Written exercise -
The listing below is the input. Say how many of its lines contain "this", giving the number alone.

Material provided -
____

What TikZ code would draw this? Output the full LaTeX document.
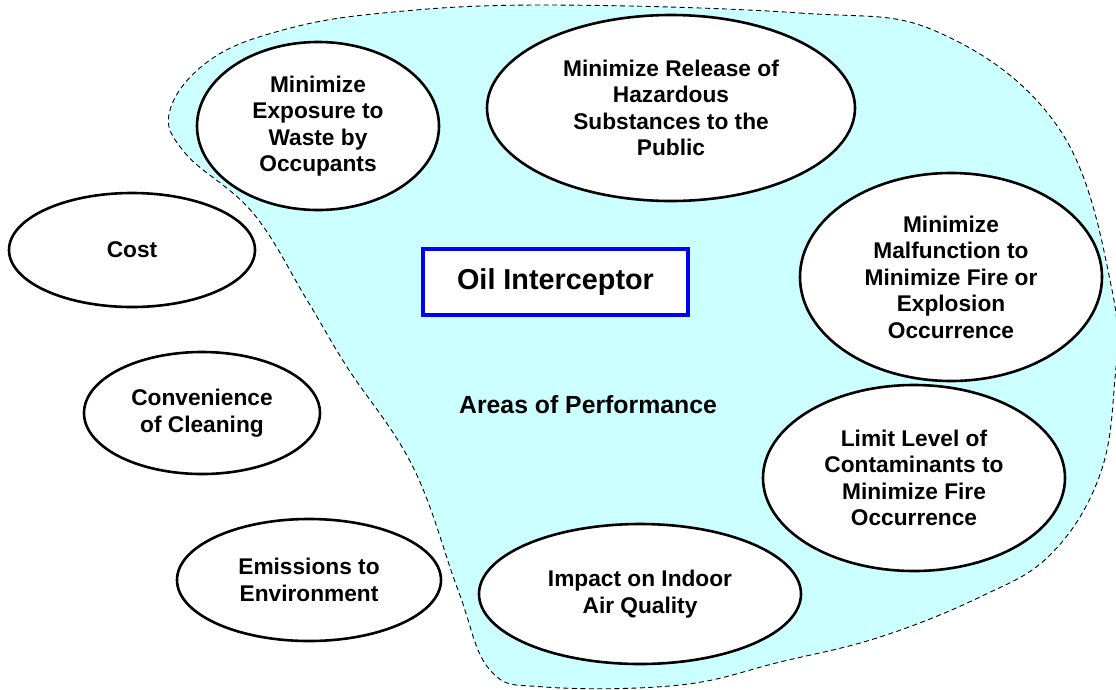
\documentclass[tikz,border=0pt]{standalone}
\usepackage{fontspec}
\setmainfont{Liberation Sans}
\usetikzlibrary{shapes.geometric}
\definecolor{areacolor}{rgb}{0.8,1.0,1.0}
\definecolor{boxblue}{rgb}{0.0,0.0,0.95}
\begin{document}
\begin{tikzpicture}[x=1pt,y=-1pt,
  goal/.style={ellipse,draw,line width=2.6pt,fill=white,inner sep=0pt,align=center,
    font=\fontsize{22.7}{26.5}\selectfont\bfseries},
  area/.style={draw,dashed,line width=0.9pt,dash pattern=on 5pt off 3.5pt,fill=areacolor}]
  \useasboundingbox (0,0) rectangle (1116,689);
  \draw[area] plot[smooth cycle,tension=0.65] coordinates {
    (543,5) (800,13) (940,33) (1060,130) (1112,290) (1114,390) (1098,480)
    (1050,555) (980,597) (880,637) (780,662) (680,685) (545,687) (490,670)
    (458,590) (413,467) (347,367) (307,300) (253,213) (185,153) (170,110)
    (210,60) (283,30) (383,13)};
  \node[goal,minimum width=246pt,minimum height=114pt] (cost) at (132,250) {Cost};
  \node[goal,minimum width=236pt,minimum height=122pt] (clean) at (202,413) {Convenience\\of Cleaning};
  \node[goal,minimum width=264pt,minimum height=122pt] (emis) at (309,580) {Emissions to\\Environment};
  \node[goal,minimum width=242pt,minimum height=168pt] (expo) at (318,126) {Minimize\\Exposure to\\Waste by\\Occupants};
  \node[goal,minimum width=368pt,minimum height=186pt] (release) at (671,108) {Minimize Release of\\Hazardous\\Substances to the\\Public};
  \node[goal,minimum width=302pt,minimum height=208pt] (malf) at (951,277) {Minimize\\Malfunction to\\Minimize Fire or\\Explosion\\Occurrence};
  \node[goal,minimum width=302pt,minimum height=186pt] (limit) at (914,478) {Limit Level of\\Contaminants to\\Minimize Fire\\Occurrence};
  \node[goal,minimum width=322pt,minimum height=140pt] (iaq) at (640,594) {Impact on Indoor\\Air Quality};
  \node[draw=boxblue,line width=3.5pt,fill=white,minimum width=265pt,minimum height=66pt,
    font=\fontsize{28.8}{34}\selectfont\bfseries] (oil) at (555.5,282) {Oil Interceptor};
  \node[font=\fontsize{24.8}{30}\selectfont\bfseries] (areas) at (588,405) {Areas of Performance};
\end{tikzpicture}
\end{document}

____

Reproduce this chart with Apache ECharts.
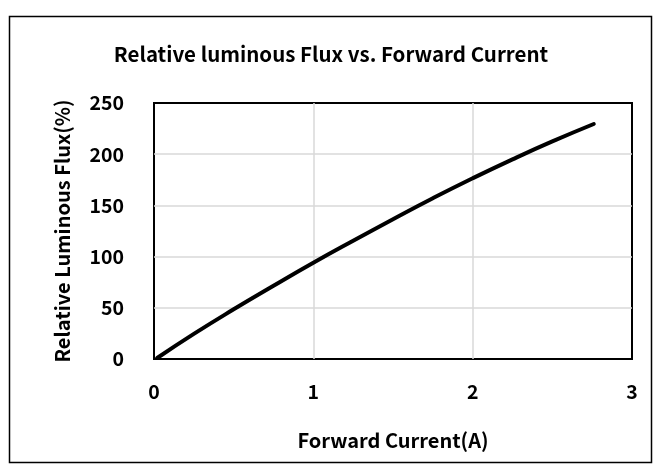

____

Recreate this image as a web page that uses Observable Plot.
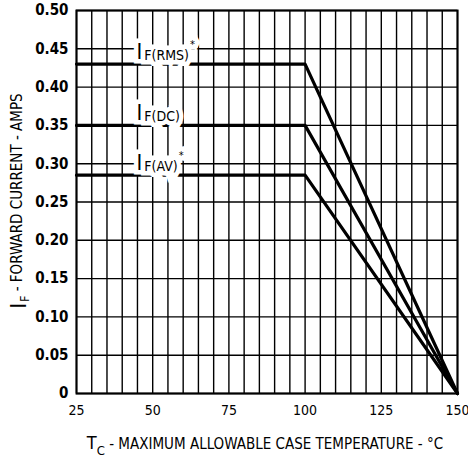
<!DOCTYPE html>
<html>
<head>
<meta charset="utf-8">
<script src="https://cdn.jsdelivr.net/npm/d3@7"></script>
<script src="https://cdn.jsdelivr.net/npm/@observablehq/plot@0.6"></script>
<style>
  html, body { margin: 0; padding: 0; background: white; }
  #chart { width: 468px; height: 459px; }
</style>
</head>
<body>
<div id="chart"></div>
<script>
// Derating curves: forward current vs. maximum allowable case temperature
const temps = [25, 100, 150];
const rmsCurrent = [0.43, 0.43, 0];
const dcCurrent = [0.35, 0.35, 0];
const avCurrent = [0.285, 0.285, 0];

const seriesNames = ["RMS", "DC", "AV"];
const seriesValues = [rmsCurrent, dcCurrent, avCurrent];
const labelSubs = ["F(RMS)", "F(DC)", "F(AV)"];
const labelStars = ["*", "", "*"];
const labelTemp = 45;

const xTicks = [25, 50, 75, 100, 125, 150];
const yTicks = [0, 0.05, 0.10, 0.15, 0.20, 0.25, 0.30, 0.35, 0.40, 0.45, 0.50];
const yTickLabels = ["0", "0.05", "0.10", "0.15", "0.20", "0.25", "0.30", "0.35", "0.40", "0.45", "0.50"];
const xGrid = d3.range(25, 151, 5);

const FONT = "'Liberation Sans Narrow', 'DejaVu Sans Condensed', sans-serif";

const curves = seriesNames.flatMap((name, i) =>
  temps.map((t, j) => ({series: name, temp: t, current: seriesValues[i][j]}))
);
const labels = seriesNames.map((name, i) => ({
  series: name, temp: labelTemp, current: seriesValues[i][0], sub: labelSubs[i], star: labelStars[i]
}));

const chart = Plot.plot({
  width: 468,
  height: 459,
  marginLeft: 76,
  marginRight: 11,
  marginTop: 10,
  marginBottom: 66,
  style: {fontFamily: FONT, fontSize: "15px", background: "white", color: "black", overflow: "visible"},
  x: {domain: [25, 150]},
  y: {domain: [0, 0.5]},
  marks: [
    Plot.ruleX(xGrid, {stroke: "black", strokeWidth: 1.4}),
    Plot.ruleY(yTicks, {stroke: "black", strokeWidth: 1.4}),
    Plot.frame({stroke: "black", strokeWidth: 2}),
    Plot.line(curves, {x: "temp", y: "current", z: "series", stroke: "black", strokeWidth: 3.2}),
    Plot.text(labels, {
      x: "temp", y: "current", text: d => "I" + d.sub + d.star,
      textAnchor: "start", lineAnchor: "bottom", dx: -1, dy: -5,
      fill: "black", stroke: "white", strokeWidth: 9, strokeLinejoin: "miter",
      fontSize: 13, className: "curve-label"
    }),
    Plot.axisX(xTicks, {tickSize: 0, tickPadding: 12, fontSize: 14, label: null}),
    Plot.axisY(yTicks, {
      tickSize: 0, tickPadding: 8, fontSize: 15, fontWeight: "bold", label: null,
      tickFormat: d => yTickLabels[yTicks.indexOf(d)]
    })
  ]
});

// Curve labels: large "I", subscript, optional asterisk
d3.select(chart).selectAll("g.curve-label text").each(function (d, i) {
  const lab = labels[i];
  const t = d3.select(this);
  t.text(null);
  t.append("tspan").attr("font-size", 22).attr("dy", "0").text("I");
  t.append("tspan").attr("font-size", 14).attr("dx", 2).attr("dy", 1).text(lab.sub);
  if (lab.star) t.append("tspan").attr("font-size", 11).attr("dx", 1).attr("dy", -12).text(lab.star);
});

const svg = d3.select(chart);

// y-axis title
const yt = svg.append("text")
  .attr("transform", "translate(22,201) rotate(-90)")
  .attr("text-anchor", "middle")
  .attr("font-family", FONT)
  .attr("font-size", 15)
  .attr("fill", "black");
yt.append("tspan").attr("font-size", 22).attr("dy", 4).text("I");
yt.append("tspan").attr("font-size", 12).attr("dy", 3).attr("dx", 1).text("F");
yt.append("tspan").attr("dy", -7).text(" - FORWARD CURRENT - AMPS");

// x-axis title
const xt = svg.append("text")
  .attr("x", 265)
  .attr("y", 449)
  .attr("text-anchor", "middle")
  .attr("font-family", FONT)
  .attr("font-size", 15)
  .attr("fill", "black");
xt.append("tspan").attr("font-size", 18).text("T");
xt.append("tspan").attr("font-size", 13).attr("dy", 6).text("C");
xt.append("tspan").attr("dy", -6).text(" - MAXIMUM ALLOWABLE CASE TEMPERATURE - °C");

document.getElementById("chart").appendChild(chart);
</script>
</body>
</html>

____

Response below -
4